What a contrast with the piece that preceded it before the interval. Utterly void of anything resembling triumph or sarcasm, Latvian composer Peteris Vasks's gentle 1997 violin concerto Distant Light sustains an air of nostalgic longing and regret.

Nesterowicz sometimes allowed the overall direction to meander somewhat, but the solo playing of violinist Elina Vähälä was quietly, deftly virtuosic and spoke with a human voice.

Heuston, we’ve got audio problems

There were actual human voices speaking on Thursday night, as the Dublin-based Kirkos Ensemble performed Karen Power's those are the dangers of round vegetables next to the railway platforms in Heuston Station.
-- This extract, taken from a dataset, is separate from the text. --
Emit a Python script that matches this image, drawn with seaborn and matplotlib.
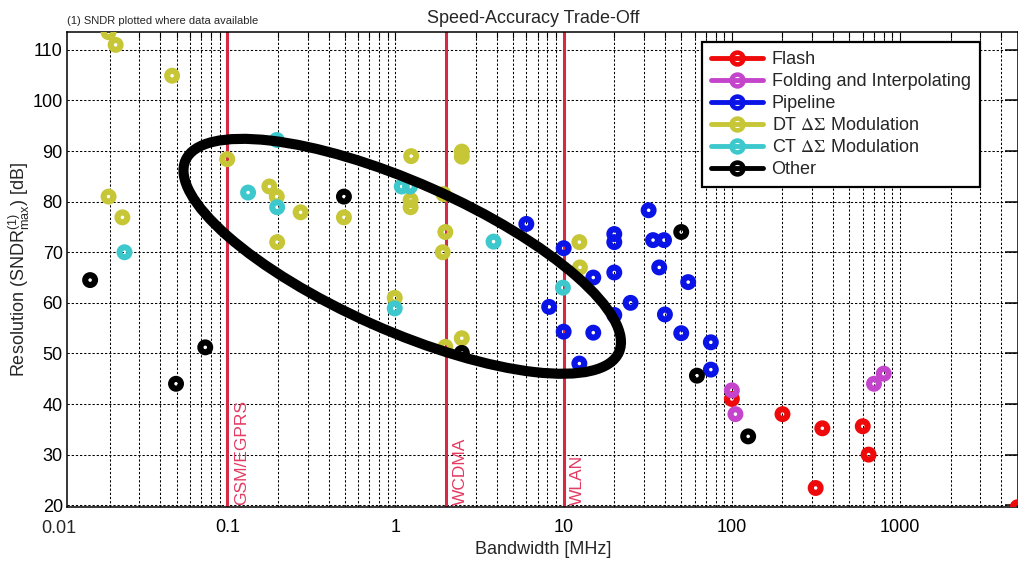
import numpy as np
import pandas as pd
import seaborn as sns
import matplotlib.pyplot as plt
import matplotlib.transforms as mtransforms
from matplotlib.lines import Line2D
from matplotlib.patches import Ellipse
from matplotlib.ticker import LogLocator, NullFormatter

# data: bandwidth [MHz] and resolution [dB]
flash_bw = [100, 200, 345, 315, 600, 650, 5000]
flash_res = [41, 38, 35.2, 23.4, 35.6, 30, 19.6]

fold_bw = [100, 105, 700, 800]
fold_res = [42.7, 38, 44, 46]

pipe_bw = [6, 10, 32, 20, 20, 34, 39.5, 15, 20, 37, 8.2, 25, 20, 40, 10, 15, 12.4, 55, 50, 75, 75]
pipe_res = [75.6, 70.8, 78.3, 73.6, 72, 72.4, 72.4, 65, 66, 67, 59.2, 60, 57.6, 57.7, 54.3, 54.1, 48, 64.1, 54, 52.2, 46.8]

dt_bw = [0.0197, 0.0217, 0.047, 0.1, 0.0197, 0.0238, 0.178, 0.197, 0.273, 0.198, 0.494, 1.24,
         1.23, 1.23, 0.99, 2.48, 2.48, 1.93, 1.98, 1.91, 2.48, 1.98, 12.4, 12.5]
dt_res = [113.5, 111, 104.9, 88.4, 81, 76.9, 83, 81, 77.9, 72, 76.9, 89,
          80.3, 78.9, 61, 89.9, 88.9, 81.5, 74, 70, 53, 51.3, 72, 67]

ct_bw = [0.0245, 0.133, 0.197, 0.198, 1.09, 1.22, 0.99, 3.83, 9.9]
ct_res = [70, 81.8, 92.2, 78.9, 83, 83, 58.9, 72.1, 63]

other_bw = [0.0153, 0.074, 0.0496, 0.494, 2.48, 50, 62, 125]
other_res = [64.5, 51.2, 44, 81, 50.1, 74, 45.6, 33.6]

labels = ['Flash', 'Folding and Interpolating', 'Pipeline',
          'DT $\\Delta\\Sigma$ Modulation', 'CT $\\Delta\\Sigma$ Modulation', 'Other']
colors = ['#ee0a0a', '#c444cc', '#0a14e6', '#c6c636', '#3cc8cc', '#000000']

# standards marked with vertical lines
std_bw = [0.1, 2, 10]
std_names = ['GSM/EGPRS', 'WCDMA', 'WLAN']

# tick labels
xtick_vals = [0.1, 1, 10, 100, 1000]
xtick_labels = ['0.1', '1', '10', '100', '1000']
ytick_vals = list(range(20, 111, 10))

# hand drawn ellipse: centre (MHz, dB)
ell_center = (1.097, 69.2)

all_bw = [flash_bw, fold_bw, pipe_bw, dt_bw, ct_bw, other_bw]
all_res = [flash_res, fold_res, pipe_res, dt_res, ct_res, other_res]
df = pd.concat([pd.DataFrame({'bw': b, 'res': r, 'type': l})
                for b, r, l in zip(all_bw, all_res, labels)], ignore_index=True)

sns.set_theme(style='white')
plt.rcParams['font.family'] = ['Liberation Sans', 'DejaVu Sans']
plt.rcParams['mathtext.fontset'] = 'stix'

fig = plt.figure(figsize=(10.18, 5.62), dpi=100)
ax = fig.add_axes([67 / 1018, (562 - 506.7) / 562, 951.5 / 1018, 475 / 562])
ax.set_xscale('log')
ax.set_xlim(0.01115, 5060)
ax.set_ylim(19.7, 113.6)

# grid
ax.set_axisbelow(True)
gstyle = dict(color='black', linestyle=(0, (2.2, 1.8)), linewidth=0.75)
ax.grid(True, which='both', axis='x', **gstyle)
ax.grid(True, which='major', axis='y', **gstyle)

# standards
for bw, name in zip(std_bw, std_names):
    ax.axvline(bw, color='#d42a44', lw=2.2, zorder=2)
    ax.annotate(name, xy=(bw, 20.1), xytext=(10, 0), textcoords='offset points',
                rotation=90, ha='center', va='bottom', color='#e43a62', fontsize=12.5)

# points: thick ring markers, see-through centre
palette = dict(zip(labels, colors))
sns.scatterplot(data=df, x='bw', y='res', hue='type', palette=palette, hue_order=labels,
                s=50, linewidth=4.4, legend=False, ax=ax, zorder=3)
pts = ax.collections[-1]
pts.set_edgecolors(pts.get_facecolors())
pts.set_facecolors('none')

# ellipse (size given in inches on screen)
ell = Ellipse((0, 0), 4.74, 1.48, angle=-23.9, fill=False, ec='black', lw=7.3,
              transform=fig.dpi_scale_trans + mtransforms.ScaledTranslation(
                  ell_center[0], ell_center[1], ax.transData), zorder=4)
ax.add_patch(ell)

# ticks
ax.set_xticks(xtick_vals)
ax.set_xticklabels(xtick_labels)
ax.xaxis.set_minor_locator(LogLocator(base=10, subs=np.arange(2, 10)))
ax.xaxis.set_minor_formatter(NullFormatter())
ax.set_yticks(ytick_vals)
ax.tick_params(axis='both', which='both', direction='in', top=True, right=True,
               labelsize=13, colors='black')
ax.tick_params(axis='y', which='major', length=9.5, width=1.1, pad=3)
ax.tick_params(axis='x', which='major', length=6, width=0.8, pad=9)
ax.tick_params(axis='x', which='minor', length=4, width=0.8)
ax.text(0.01, -0.027, '0.01', transform=mtransforms.blended_transform_factory(ax.transData, ax.transAxes),
        ha='center', va='top', fontsize=13, clip_on=False)
for sp in ax.spines.values():
    sp.set_color('black')
    sp.set_linewidth(1.1)

ax.set_xlabel('Bandwidth [MHz]', fontsize=13)
ax.xaxis.set_label_coords(0.5, -0.072)
ax.set_ylabel('Resolution (SNDR$_{\\mathregular{max}}^{\\mathregular{(1)}}$) [dB]', fontsize=13)
ax.yaxis.set_label_coords(-0.037, 0.5)
ax.set_title('Speed-Accuracy Trade-Off', fontsize=13, x=0.49, pad=6)
fig.text(67 / 1018, 1 - 21 / 562, '(1) SNDR plotted where data available', fontsize=8, va='center')

# legend
handles = [Line2D([], [], color=c, lw=3.5, marker='o', markersize=8.5, markeredgewidth=3.3,
                  markerfacecolor='none') for c in colors]
leg = ax.legend(handles, labels, loc='upper left', bbox_to_anchor=(702 / 1018, 1 - 42 / 562),
                bbox_transform=fig.transFigure, fontsize=13, handlelength=2.9, handletextpad=0.45,
                borderpad=0.5, labelspacing=0.28, fancybox=False, framealpha=1, borderaxespad=0)
leg.get_frame().set_edgecolor('black')
leg.get_frame().set_linewidth(1.6)

fig.savefig('out.png', dpi=100)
Only one of the voices belonged to a performer. He spoke in short, repeated phrases, sometimes intelligibly, or sighed or groaned as he moved about the concourse.
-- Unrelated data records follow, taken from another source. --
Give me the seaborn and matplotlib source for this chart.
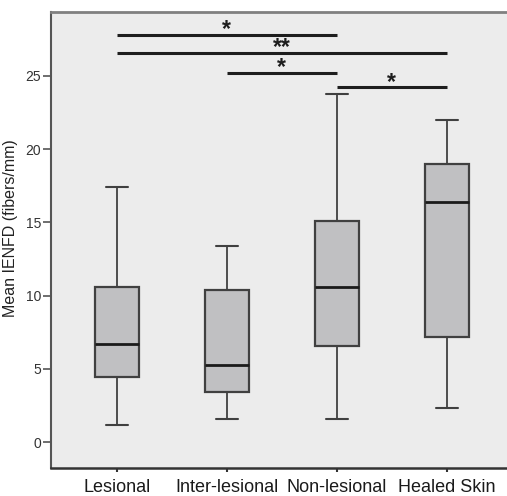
import numpy as np
import pandas as pd
import matplotlib
matplotlib.use("Agg")
import matplotlib.pyplot as plt
import seaborn as sns

categories = ["Lesional", "Inter-lesional", "Non-lesional", "Healed Skin"]
# five-number summaries: whisker low, Q1, median, Q3, whisker high
lesional = [1.16, 4.44, 6.67, 10.6, 17.43]
inter_lesional = [1.59, 3.43, 5.28, 10.4, 13.38]
non_lesional = [1.59, 6.55, 10.58, 15.1, 23.75]
healed_skin = [2.32, 7.15, 16.38, 18.95, 21.98]

# significance brackets: (from group index, to group index, height, label)
sig_from = [0, 0, 1, 2]
sig_to = [2, 3, 2, 3]
sig_y = [27.8, 26.55, 25.2, 24.2]
sig_label = ["*", "**", "*", "*"]

values = [lesional, inter_lesional, non_lesional, healed_skin]
df = pd.DataFrame({
    "group": np.repeat(categories, 5),
    "ienfd": np.concatenate(values),
})

sns.set_theme(style="white")
plt.rcParams["font.family"] = ["Liberation Sans", "DejaVu Sans"]

fig = plt.figure(figsize=(5.07, 4.96), dpi=100)
ax = fig.add_axes([51 / 507, 28 / 496, 1 - 51 / 507, (468 - 12) / 496])
ax.set_facecolor("#ececec")

sns.boxplot(
    data=df, x="group", y="ienfd", order=categories, ax=ax,
    width=0.4, whis=np.inf, color="#c0c0c2", saturation=1,
    linecolor="#404040", linewidth=1.3,
    medianprops=dict(color="#1a1a1a", linewidth=2.0),
    boxprops=dict(linewidth=1.6),
    capprops=dict(linewidth=1.5, color="#404040"),
    whiskerprops=dict(linewidth=1.3, color="#404040"),
    showfliers=False,
)

for a, b, y, lab in zip(sig_from, sig_to, sig_y, sig_label):
    ax.plot([a, b], [y, y], color="#1e1e1e", linewidth=2.2, solid_capstyle="butt")
    ax.text((a + b) / 2, y - 0.1, lab, ha="center", va="baseline",
            fontsize=16.5, fontweight="bold", color="#1e1e1e")

ax.set_xlim(-0.6, 3.55)
ax.set_ylim(-1.77, 29.35)
ax.set_yticks([0, 5, 10, 15, 20, 25])
ax.set_xlabel("")
ax.set_ylabel("Mean IENFD (fibers/mm)", fontsize=11.5, color="#222222")
ax.yaxis.set_label_coords(-0.072, 0.525)

for side in ["top", "left", "bottom"]:
    ax.spines[side].set_visible(True)
ax.spines["right"].set_visible(False)
ax.spines["top"].set_color("#808080")
ax.spines["top"].set_linewidth(2)
ax.spines["left"].set_color("#555555")
ax.spines["left"].set_linewidth(1.5)
ax.spines["bottom"].set_color("#333333")
ax.spines["bottom"].set_linewidth(1.8)

ax.tick_params(axis="y", left=True, length=6, width=1.2, color="#555555",
               labelsize=10, labelcolor="#333333", pad=1)
ax.tick_params(axis="x", bottom=True, length=3, width=1.5, color="#333333",
               labelsize=13, labelcolor="#1a1a1a", pad=5)

fig.savefig("out.png", dpi=100)
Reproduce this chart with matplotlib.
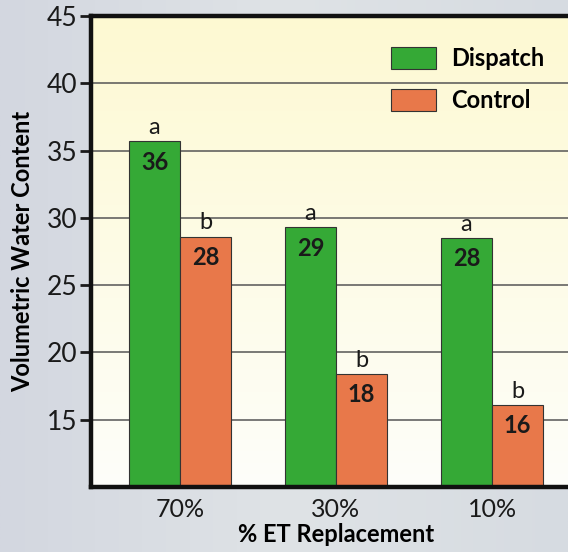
import matplotlib.pyplot as plt
import numpy as np
from matplotlib.colors import LinearSegmentedColormap

# data
categories = ['70%', '30%', '10%']
dispatch = [35.7, 29.3, 28.5]
control = [28.6, 18.4, 16.1]
dispatch_labels = ['36', '29', '28']
control_labels = ['28', '18', '16']
dispatch_letters = ['a', 'a', 'a']
control_letters = ['b', 'b', 'b']
yticks = [15, 20, 25, 30, 35, 40, 45]

plt.rcParams['font.family'] = ['Lato', 'DejaVu Sans']

green = '#35a936'
orange = '#e8784a'

fig = plt.figure(figsize=(5.68, 5.52), dpi=100)

# greyish background
bg = fig.add_axes([0, 0, 1, 1], zorder=-10)
grad = np.linspace(0, 1, 256).reshape(1, -1)
bg.imshow(np.vstack([grad] * 2), aspect='auto', extent=[0, 1, 0, 1],
          cmap=LinearSegmentedColormap.from_list('bgc', ['#d3d7e0', '#dfe3e6', '#d6dbe1']))
bg.axis('off')

ax = fig.add_axes([91 / 568, 65 / 552, 490 / 568, 471 / 552])

x = np.arange(len(categories))
w = 0.327

# cream gradient inside plot
vgrad = np.linspace(0, 1, 256).reshape(-1, 1)
ax.imshow(vgrad, aspect='auto', extent=[-0.57, 2.57, 10, 45], origin='lower', zorder=0,
          cmap=LinearSegmentedColormap.from_list('cr', ['#fefefa', '#fdf9d2']))

for yv in yticks[:-1]:
    ax.axhline(yv, color='#555555', lw=1.1, zorder=1)

ax.bar(x - w / 2, dispatch, w, color=green, edgecolor='#333333', lw=0.8, zorder=2, label='Dispatch')
ax.bar(x + w / 2, control, w, color=orange, edgecolor='#333333', lw=0.8, zorder=2, label='Control')

for i in range(len(categories)):
    ax.text(x[i] - w / 2, dispatch[i] - 0.7, dispatch_labels[i], ha='center', va='top',
            fontsize=17, fontweight='bold', color='#1a1a1a', zorder=3)
    ax.text(x[i] + w / 2, control[i] - 0.7, control_labels[i], ha='center', va='top',
            fontsize=17, fontweight='bold', color='#1a1a1a', zorder=3)
    ax.text(x[i] - w / 2, dispatch[i] + 0.25, dispatch_letters[i], ha='center', va='bottom',
            fontsize=17, color='#1a1a1a', zorder=3)
    ax.text(x[i] + w / 2, control[i] + 0.25, control_letters[i], ha='center', va='bottom',
            fontsize=17, color='#1a1a1a', zorder=3)

ax.set_xlim(-0.57, 2.57)
ax.set_ylim(10, 45)
ax.set_yticks(yticks)
ax.set_xticks(x)
ax.set_xticklabels(categories)
ax.tick_params(axis='y', length=8, width=2, labelsize=19, pad=2, colors='#1a1a1a')
ax.tick_params(axis='x', length=0, labelsize=18, pad=8, colors='#1a1a1a')

for s in ['left', 'bottom', 'top']:
    ax.spines[s].set_linewidth(3.2)
    ax.spines[s].set_color('#111111')
ax.spines['right'].set_visible(False)

ax.set_ylabel('Volumetric Water Content', fontsize=17, fontweight='bold', labelpad=9)
ax.set_xlabel('% ET Replacement', fontsize=17, fontweight='bold', labelpad=1)

ax.legend(loc='upper left', bbox_to_anchor=(0.612, 0.934), frameon=False, borderpad=0,
          borderaxespad=0, prop={'weight': 'bold', 'size': 17}, handlelength=1.9,
          handleheight=1.06, labelspacing=0.78, handletextpad=0.64)

fig.savefig('out.png', dpi=100, facecolor=fig.get_facecolor())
Among the other voices were those of bemused spectators, notably two middle-aged men who were plainly intrigued by what was happening and tried to interact with the players. They called out enthusiastically to each other to draw attention to a violinist wandering off one way or a flautist in another.

It was the desired effect. The event, part of Kirkos’s Fluxfest, was the kind of provocative invasion of public space associated with the 1960s Fluxus movement, whose defining concepts include interdisciplinary performance, anti-art, and audience interaction.

Although it was a quiet time passenger-wise in Heuston (adding considerable value to the reactions of the two men), the ambient sounds of the cavernous station made it all but impossible to hear the handful of live instruments – including toy piano – or the electronic component of Power’s piece, which she generated from an amplified laptop. But perhaps this, too, was part of the desired effect.

Concorde’s double birthday party

The desired effect of Sunday's concert in the Hugh Lane Gallery by contemporary ensemble Concorde was celebration. The ensemble turned 40, and founder Jane O'Leary – to whose music the programme was devoted – turned 70. The pieces ranged from 1993 (Silenzio della Terra for flute and percussion) to 2016 (the world premiere of between two waves of the sea, inspired by lines from TS Eliot). Also included was A Way Through (2013), fittingly accompanied by a projection of Marie Hanlon's slow-changing photographs taken in wintertime at Annaghmakerrig.

In her spoken introductions to each piece, O’Leary avoided describing any desired associations or response. Instead she repeatedly stressed her hope that audience members would allow images to form in their own minds. The overall mood of her selection of five works was calm, meditative and indeed amenable to random imaginings.